Neighbors often share certain parts of their yards near or at the boundary line. For example, neighbors may split the costs to maintain or install a fence along their shared property line. They might both benefit from a tree planted near the property line that provides shade during the warm summers and color during the fall.
However, trees near boundary lines are also sources of disputes between neighbors. Trees can become a nuisance, pushing the roots up under your driveway, shading out your cherished perennial garden or spitting their sap all over your lawn so that you can’t go barefoot in your own backyard.
What rights do you have when a neighbor’s tree becomes a nuisance due to encroaching on your property?
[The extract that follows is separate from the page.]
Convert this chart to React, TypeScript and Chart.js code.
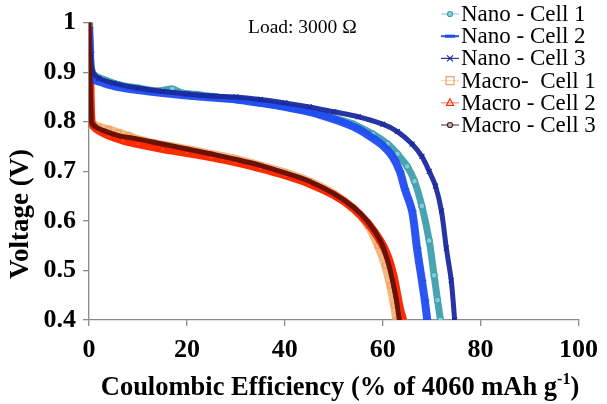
import React, { useEffect, useRef } from 'react';
import { Chart, registerables } from 'chart.js';

Chart.register(...registerables);

// ---- data (Coulombic efficiency %, voltage V) ----
const nano1X = [0, 0.2, 0.5, 1, 3, 6, 10, 14, 17, 19, 22, 26, 30, 35, 40, 45, 50, 54, 58, 61, 63, 65, 66.5, 68, 69.5, 70.5, 71.2, 71.8];
const nano1Y = [1.0, 0.95, 0.905, 0.895, 0.885, 0.875, 0.868, 0.862, 0.866, 0.858, 0.855, 0.85, 0.845, 0.838, 0.83, 0.82, 0.808, 0.795, 0.775, 0.755, 0.735, 0.71, 0.68, 0.63, 0.56, 0.49, 0.44, 0.4];

const nano2X = [0, 0.2, 0.5, 1, 3, 6, 10, 15, 20, 25, 30, 35, 40, 45, 50, 54, 57, 60, 62, 63.5, 64.5, 66, 67, 68, 68.6, 69.1];
const nano2Y = [0.99, 0.94, 0.89, 0.885, 0.878, 0.87, 0.864, 0.858, 0.853, 0.849, 0.845, 0.838, 0.83, 0.82, 0.805, 0.79, 0.773, 0.752, 0.73, 0.7, 0.665, 0.62, 0.545, 0.48, 0.44, 0.4];

const nano3X = [0, 0.3, 0.8, 2, 5, 10, 15, 20, 25, 30, 35, 40, 45, 50, 55, 60, 63, 66, 68, 69.5, 70.8, 72, 73, 74, 74.7];
const nano3Y = [0.98, 0.93, 0.9, 0.888, 0.878, 0.868, 0.861, 0.856, 0.852, 0.85, 0.845, 0.838, 0.83, 0.82, 0.81, 0.795, 0.78, 0.755, 0.73, 0.7, 0.67, 0.62, 0.545, 0.48, 0.4];

const macro1X = [0, 0.2, 0.5, 1, 2, 4, 6, 8, 10, 13, 16, 20, 25, 30, 35, 40, 45, 50, 54, 57, 59, 60.5, 61.5, 62.3, 62.8];
const macro1Y = [1.0, 0.9, 0.8, 0.795, 0.79, 0.785, 0.778, 0.772, 0.765, 0.758, 0.752, 0.745, 0.735, 0.725, 0.712, 0.698, 0.68, 0.655, 0.625, 0.59, 0.55, 0.51, 0.47, 0.43, 0.4];

const macro2X = [0, 0.2, 0.5, 1, 2, 4, 7, 10, 15, 20, 25, 30, 35, 40, 45, 50, 54, 57, 59.5, 61, 62.2, 63, 63.6, 64.2];
const macro2Y = [1.0, 0.92, 0.8, 0.79, 0.782, 0.772, 0.762, 0.755, 0.745, 0.737, 0.728, 0.718, 0.706, 0.692, 0.675, 0.652, 0.625, 0.595, 0.56, 0.53, 0.49, 0.45, 0.42, 0.4];

const macro3X = [0, 0.2, 0.5, 1, 3, 6, 10, 15, 20, 25, 30, 35, 40, 45, 50, 54, 57, 59.5, 61, 62, 62.8, 63.4];
const macro3Y = [1.0, 0.9, 0.8, 0.792, 0.782, 0.772, 0.765, 0.755, 0.745, 0.735, 0.724, 0.712, 0.697, 0.68, 0.655, 0.628, 0.598, 0.56, 0.52, 0.48, 0.44, 0.4];

const seriesNames = ['Nano - Cell 1', 'Nano - Cell 2', 'Nano - Cell 3', 'Macro-  Cell 1', 'Macro - Cell 2', 'Macro - Cell 3'];
const xTicks = [0, 20, 40, 60, 80, 100];
const yTicks = [0.4, 0.5, 0.6, 0.7, 0.8, 0.9, 1];
const loadLabel = 'Load: 3000 \u03A9';
const xTitleMain = 'Coulombic Efficiency (% of 4060 mAh g';
const xTitleSup = '-1';
const xTitleEnd = ')';
const yTitle = 'Voltage (V)';

const SERIF = '"Liberation Serif", "Times New Roman", serif';

const toPts = (xs: number[], ys: number[]) => xs.map((x, i) => ({ x, y: ys[i] }));

type Sty = { color: string; line: string; width: number; point: string; radius: number; fill: string; order: number };
const styles: Sty[] = [
  { color: '#3f9fae', line: 'rgba(63,159,174,0.95)', width: 7, point: 'circle', radius: 3, fill: 'rgba(150,210,220,0.8)', order: 4 },
  { color: '#1f4cf2', line: 'rgba(31,76,242,0.95)', width: 8, point: 'dash', radius: 4.5, fill: '#1f4cf2', order: 3 },
  { color: '#1a2a9c', line: 'rgba(26,42,156,0.95)', width: 5, point: 'crossRot', radius: 3.5, fill: '#1a2a9c', order: 2 },
  { color: '#f0a060', line: 'rgba(240,160,90,0.75)', width: 8, point: 'rect', radius: 3.5, fill: 'rgba(255,255,255,0)', order: 7 },
  { color: '#ff2a00', line: 'rgba(255,42,0,1)', width: 8, point: 'triangle', radius: 3.5, fill: 'rgba(255,90,60,0.6)', order: 5 },
  { color: '#6a1208', line: 'rgba(106,18,8,1)', width: 5, point: 'circle', radius: 1.5, fill: '#6a1208', order: 1 },
];

const seriesData = [
  toPts(nano1X, nano1Y),
  toPts(nano2X, nano2Y),
  toPts(nano3X, nano3Y),
  toPts(macro1X, macro1Y),
  toPts(macro2X, macro2Y),
  toPts(macro3X, macro3Y),
];

function drawMarker(ctx: CanvasRenderingContext2D, kind: string, x: number, y: number, color: string) {
  ctx.save();
  ctx.strokeStyle = color;
  ctx.fillStyle = color;
  ctx.lineWidth = 1.2;
  if (kind === 'circle') {
    ctx.fillStyle = 'rgba(150,210,220,1)';
    ctx.beginPath();
    ctx.arc(x, y, 2.5, 0, Math.PI * 2);
    ctx.fill();
    ctx.stroke();
  } else if (kind === 'dash') {
    ctx.lineWidth = 3;
    ctx.beginPath();
    ctx.moveTo(x - 5, y);
    ctx.lineTo(x + 5, y);
    ctx.stroke();
  } else if (kind === 'crossRot') {
    ctx.beginPath();
    ctx.moveTo(x - 3, y - 3);
    ctx.lineTo(x + 3, y + 3);
    ctx.moveTo(x + 3, y - 3);
    ctx.lineTo(x - 3, y + 3);
    ctx.stroke();
  } else if (kind === 'rect') {
    ctx.strokeRect(x - 4, y - 4, 8, 8);
  } else if (kind === 'triangle') {
    ctx.beginPath();
    ctx.moveTo(x, y - 4);
    ctx.lineTo(x + 3.5, y + 2.5);
    ctx.lineTo(x - 3.5, y + 2.5);
    ctx.closePath();
    ctx.stroke();
  } else {
    ctx.fillStyle = 'rgba(220,170,170,0.9)';
    ctx.beginPath();
    ctx.arc(x, y, 2, 0, Math.PI * 2);
    ctx.fill();
  }
  ctx.restore();
}

const textPlugin = {
  id: 'customText',
  afterDraw(chart: any) {
    const ctx: CanvasRenderingContext2D = chart.ctx;
    const area = chart.chartArea;
    ctx.save();
    ctx.fillStyle = '#000';
    // Load label
    ctx.font = `19.5px ${SERIF}`;
    ctx.textAlign = 'left';
    ctx.textBaseline = 'middle';
    ctx.fillText(loadLabel, 248, 28);

    // Legend
    const lx = 441;
    const ly0 = 14;
    const step = 22.2;
    seriesNames.forEach((name, i) => {
      const y = ly0 + i * step;
      const s = styles[i];
      ctx.save();
      ctx.strokeStyle = i === 5 ? '#555' : s.line;
      ctx.globalAlpha = i === 0 || i === 3 || i === 4 ? 0.55 : 1;
      ctx.lineWidth = i === 1 ? 2 : 1.2;
      ctx.beginPath();
      ctx.moveTo(lx, y);
      ctx.lineTo(lx + 18, y);
      ctx.stroke();
      ctx.restore();
      drawMarker(ctx, s.point, lx + 9, y, s.color);
      ctx.fillStyle = '#000';
      ctx.font = `23px ${SERIF}`;
      ctx.textAlign = 'left';
      ctx.textBaseline = 'middle';
      ctx.fillText(name, lx + 20, y + 1);
    });

    // X title with superscript
    const bold = `bold 26.5px ${SERIF}`;
    const boldSup = `bold 16px ${SERIF}`;
    ctx.font = bold;
    const w1 = ctx.measureText(xTitleMain).width;
    const w3 = ctx.measureText(xTitleEnd).width;
    ctx.font = boldSup;
    const w2 = ctx.measureText(xTitleSup).width;
    const total = w1 + w2 + w3;
    const cx = 340;
    let x = cx - total / 2;
    const ty = 388;
    ctx.textBaseline = 'middle';
    ctx.textAlign = 'left';
    ctx.font = bold;
    ctx.fillText(xTitleMain, x, ty);
    x += w1;
    ctx.font = boldSup;
    ctx.fillText(xTitleSup, x, ty - 8);
    x += w2;
    ctx.font = bold;
    ctx.fillText(xTitleEnd, x, ty);

    // Y title
    ctx.save();
    ctx.translate(21, 214);
    ctx.rotate(-Math.PI / 2);
    ctx.font = `bold 27px ${SERIF}`;
    ctx.textAlign = 'center';
    ctx.textBaseline = 'middle';
    ctx.fillText(yTitle, 0, 0);
    ctx.restore();
    ctx.restore();
  },
};

export default function App() {
  const ref = useRef<HTMLCanvasElement | null>(null);
  useEffect(() => {
    document.body.style.margin = '0';
    if (!ref.current) return;
    const datasets = seriesData.map((d, i) => {
      const s = styles[i];
      return {
        label: seriesNames[i],
        data: d,
        borderColor: s.line,
        borderWidth: s.width,
        pointStyle: s.point,
        pointRadius: s.radius,
        pointBorderColor: s.color,
        pointBackgroundColor: s.fill,
        pointBorderWidth: 1.2,
        showLine: true,
        fill: false,
        tension: 0.3,
        order: s.order,
      };
    });
    const chart = new Chart(ref.current, {
      type: 'scatter',
      data: { datasets: datasets as any },
      options: {
        animation: false,
        responsive: false,
        devicePixelRatio: 1,
        layout: { padding: { top: 22, right: 26, left: 0, bottom: 0 } },
        plugins: { legend: { display: false }, tooltip: { enabled: false } },
        scales: {
          x: {
            type: 'linear',
            min: 0,
            max: 100,
            afterBuildTicks: (scale: any) => {
              scale.ticks = xTicks.map((v) => ({ value: v }));
            },
            afterFit: (scale: any) => {
              scale.height = 84;
            },
            grid: { display: true, drawOnChartArea: false, drawTicks: true, tickLength: 6, color: '#8a8a8a', lineWidth: 1.3 },
            border: { display: true, color: '#8a8a8a', width: 1.3 },
            ticks: {
              color: '#000',
              padding: 9,
              maxRotation: 0,
              font: { family: SERIF, size: 26, weight: 'bold' },
              callback: (v: any) => String(v),
            },
          },
          y: {
            type: 'linear',
            min: 0.4,
            max: 1,
            afterBuildTicks: (scale: any) => {
              scale.ticks = yTicks.map((v) => ({ value: v }));
            },
            afterFit: (scale: any) => {
              scale.width = 89;
            },
            grid: { display: true, drawOnChartArea: false, drawTicks: true, tickLength: 6, color: '#8a8a8a', lineWidth: 1.3 },
            border: { display: true, color: '#8a8a8a', width: 1.3 },
            ticks: {
              color: '#000',
              padding: 7,
              font: { family: SERIF, size: 26, weight: 'bold' },
              callback: (v: any) => {
                const r = Math.round(Number(v) * 10) / 10;
                return r === 1 ? '1' : r.toFixed(1);
              },
            },
          },
        },
      } as any,
      plugins: [textPlugin],
    });
    return () => chart.destroy();
  }, []);
  return (
    <div style={{ width: 607, height: 404, background: '#fff' }}>
      <canvas ref={ref} width={607} height={404} style={{ display: 'block' }} />
    </div>
  );
}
Massachusetts has a common-sense approach to trees that go over a boundary line
There are state laws and numerous court rulings in Massachusetts that contribute to your rights as a property owner. When it comes to boundary trees, this area of law has plenty of precedent. A tree directly on the boundary line requires the care and investment of both neighbors. Neither should do anything to the section of the tree on their property that would cause the illness or death of the entire tree.
Even if the tree falls quite a bit back from the boundary line, you do have the right to trim the parts that hang over your property. However, you should do so with care so that you don’t cause damage to the tree itself. The roots are another matter. While you may be able to trim them back in some cases, prudence is necessary because of the damage it may cause to the tree as a whole.
Talking with your neighbor is an important step
Some people don’t like to discuss the annoyance caused by their neighbors’ tree with that neighbor out of fear of damaging their relationship. However, taking action without talking first could do even more harm.
Explaining your concerns to the neighbor and your plans to trim a branch or two might help you avoid potential litigation from a neighbor who wants to claim that you caused unnecessary damage to a tree on their property. Learning more about your rights as a homeowner can help you avoid or appropriately respond to real estate litigation related to a tree on a boundary line.